Tokyo: Asian stock markets reacted cautiously on Monday to a deal by US lawmakers on a massive Wall Street bailout, amid doubts about whether it can halt the worst US financial crisis since the Great Depression.
The tentative agreement, announced just hours before Asian markets opened, is designed to mop up toxic debts from struggling banks and prevent further financial chaos that could tip the world’s largest economy into recession.
Shares opened higher across much of Asia, with Tokyo’s Nikkei-225 index up 0.46 % by lunch. Singapore gained 1.42%.
But the rally soon lost steam, with some markets sliding into the red.
Hong Kong tumbled 2.0% in early trade while Sydney was down 0.3% by midday. Seoul lost 0.6%, Shanghai was closed for the start of a week-long national holiday.
There were still doubts about the proposed US financial rescue package, which needs to be approved by Congress and offers no guarantee of an end to the credit crunch that has ravaged global markets, dealers said.
“Lawmakers continue to be anxious about being taken for a ride and want to retain a degree of control,” Jan Lambregts, head of research for Asia at Rabobank Global Financial Markets, told Dow Jones Newswires.
“The risk of a staggered or phased approach is that the punch is weakened too much and the crisis allowed to linger.”
Investors were unsettled by signs of widening problems in the European financial sector, with Belgian-Dutch giant Fortis and British mortgage lender Bradford and Bingley facing likely nationalisation.
The US bailout plan, worth up to $700 billion, would be the largest government economic intervention since the Great Depression of the 1930s, and aims to shore up an economy in the face of a severe housing slump.
US Treasury Secretary Henry Paulson said the package “gives us the flexibility to unclog our financial markets (and) increase the ability of our financial institutions to deliver the credit that will help create jobs.”
Democratic lawmakers warned US financial firms that they would be under stricter supervision from now on.
The measures laid out in the bill include the immediate release of $250 billion to enable the government to buy up troubled assets.
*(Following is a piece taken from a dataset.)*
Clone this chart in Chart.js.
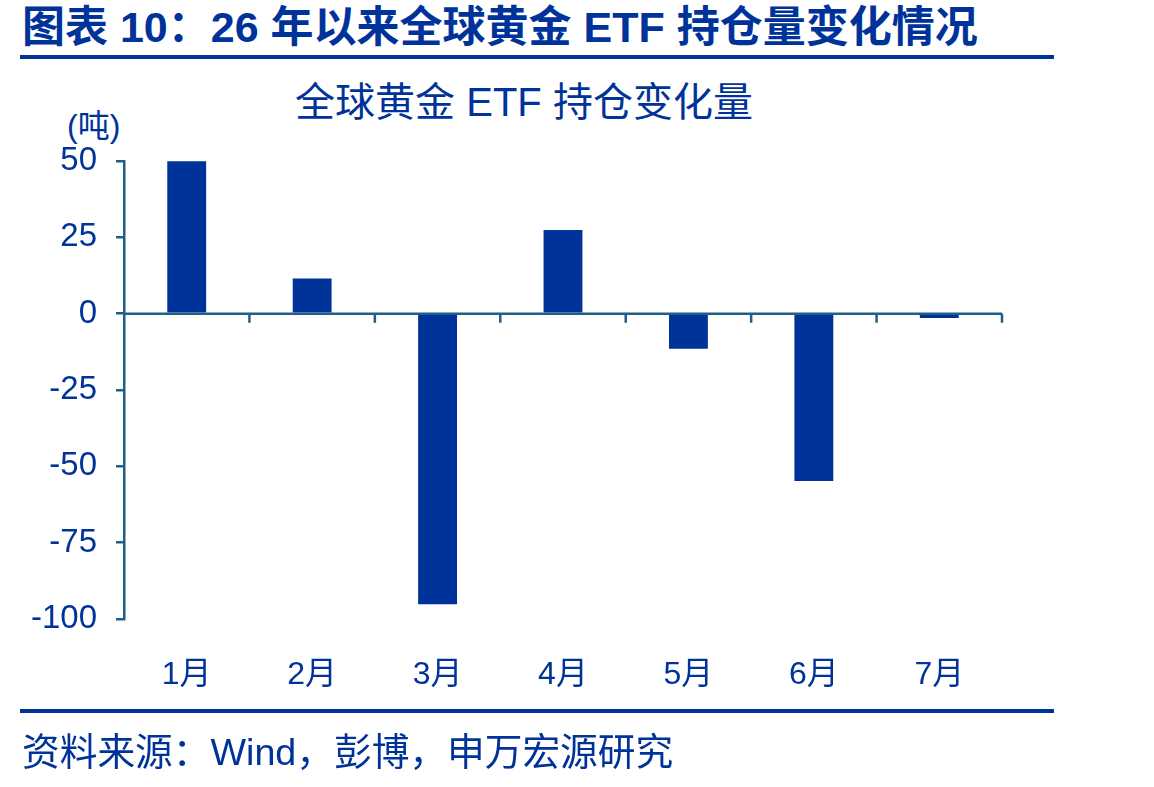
<!DOCTYPE html>
<html>
<head>
<meta charset="utf-8">
<script src="https://cdn.jsdelivr.net/npm/chart.js@4"></script>
<style>
  html, body { margin: 0; padding: 0; background: #fff; }
  body { width: 1154px; height: 787px; position: relative; overflow: hidden;
         font-family: "Liberation Sans", "Noto Sans CJK SC", sans-serif; color: #003399; }
  .title { position: absolute; left: 22px; top: -1px; font-size: 43px; line-height: 56px; font-weight: bold; white-space: nowrap; }
  .rule { position: absolute; left: 20px; width: 1034px; height: 4px; background: #003399; }
  .subtitle { position: absolute; left: 0; width: 1048px; top: 77px; text-align: center; font-size: 40px; line-height: 50px; white-space: nowrap; }
  .unit { position: absolute; left: 67px; top: 106px; font-size: 32px; line-height: 40px; white-space: nowrap; }
  .source { position: absolute; left: 22px; top: 728px; font-size: 37.7px; line-height: 48px; white-space: nowrap; }
  #wrap { position: absolute; left: 0; top: 0; width: 1154px; height: 787px; }
</style>
</head>
<body>
<div class="title">图表 10：26 年以来全球黄金 ETF 持仓量变化情况</div>
<div class="rule" style="top:55px"></div>
<div class="subtitle">全球黄金 ETF 持仓变化量</div>
<div class="unit">(吨)</div>
<div id="wrap"><canvas id="c"></canvas></div>
<div class="rule" style="top:709px"></div>
<div class="source">资料来源：Wind，彭博，申万宏源研究</div>

<script>
const months = ["1月", "2月", "3月", "4月", "5月", "6月", "7月"]
const etfChange = [49.9, 11.5, -95.2, 27.4, -11.5, -54.8, -1.4]
const yTicks = [50, 25, 0, -25, -50, -75, -100]

const axisColor = "#1d5f86"
const textColor = "#003399"

// zero line with downward ticks between months
const zeroAxis = {
  id: "zeroAxis",
  afterDatasetsDraw(chart) {
    const { ctx, chartArea, scales } = chart
    const y0 = scales.y.getPixelForValue(0)
    ctx.save()
    ctx.strokeStyle = axisColor
    ctx.lineWidth = 2.5
    ctx.beginPath()
    ctx.moveTo(chartArea.left, y0)
    ctx.lineTo(chartArea.right, y0)
    for (let i = 1; i <= months.length; i++) {
      const x = scales.x.getPixelForValue(i - 0.5)
      ctx.moveTo(x, y0)
      ctx.lineTo(x, y0 + 9)
    }
    ctx.stroke()
    ctx.restore()
  }
}

new Chart(document.getElementById("c"), {
  type: "bar",
  data: {
    labels: months,
    datasets: [{
      data: etfChange,
      backgroundColor: "#003399",
      borderWidth: 0,
      categoryPercentage: 1,
      barPercentage: 0.31
    }]
  },
  options: {
    responsive: true,
    maintainAspectRatio: false,
    animation: false,
    layout: { padding: { top: 161, right: 152, bottom: 78, left: 0 } },
    plugins: {
      legend: { display: false },
      tooltip: { enabled: false }
    },
    scales: {
      x: {
        grid: { display: false },
        border: { display: false },
        ticks: {
          color: textColor,
          padding: 29,
          font: { family: "Liberation Sans, Noto Sans CJK SC", size: 32 }
        },
        afterFit: (s) => { s.height = 90 }
      },
      y: {
        min: -100,
        max: 50,
        afterBuildTicks: (s) => { s.ticks = yTicks.map(v => ({ value: v })) },
        grid: { drawOnChartArea: false, drawTicks: true, tickLength: 8, color: axisColor, lineWidth: 2.5 },
        border: { display: true, color: axisColor, width: 2.5 },
        ticks: {
          color: textColor,
          padding: 19,
          font: { family: "Liberation Sans", size: 33 }
        },
        afterFit: (s) => { s.width = 124 }
      }
    }
  },
  plugins: [zeroAxis]
})
</script>
</body>
</html>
Investors still want to see the details of the bailout, said Kazuhiro Takahashi, general manager at Daiwa Securities SMBC.
The tentative deal on the rescue plan provided a boost to the dollar, while worries about problems in the European banking sector weighed on the euro, dealers said.
The dollar firmed to 106.77 yen in Tokyo morning trade from 105.95 in New York late Friday. The euro slipped to $1.4499 from 1.4613.
The greenback “should receive a short-term boost” from the $700 billion bailout reached over the weekend by US lawmakers, NAB Capital strategist John Kyriakopoulos wrote in a note to clients.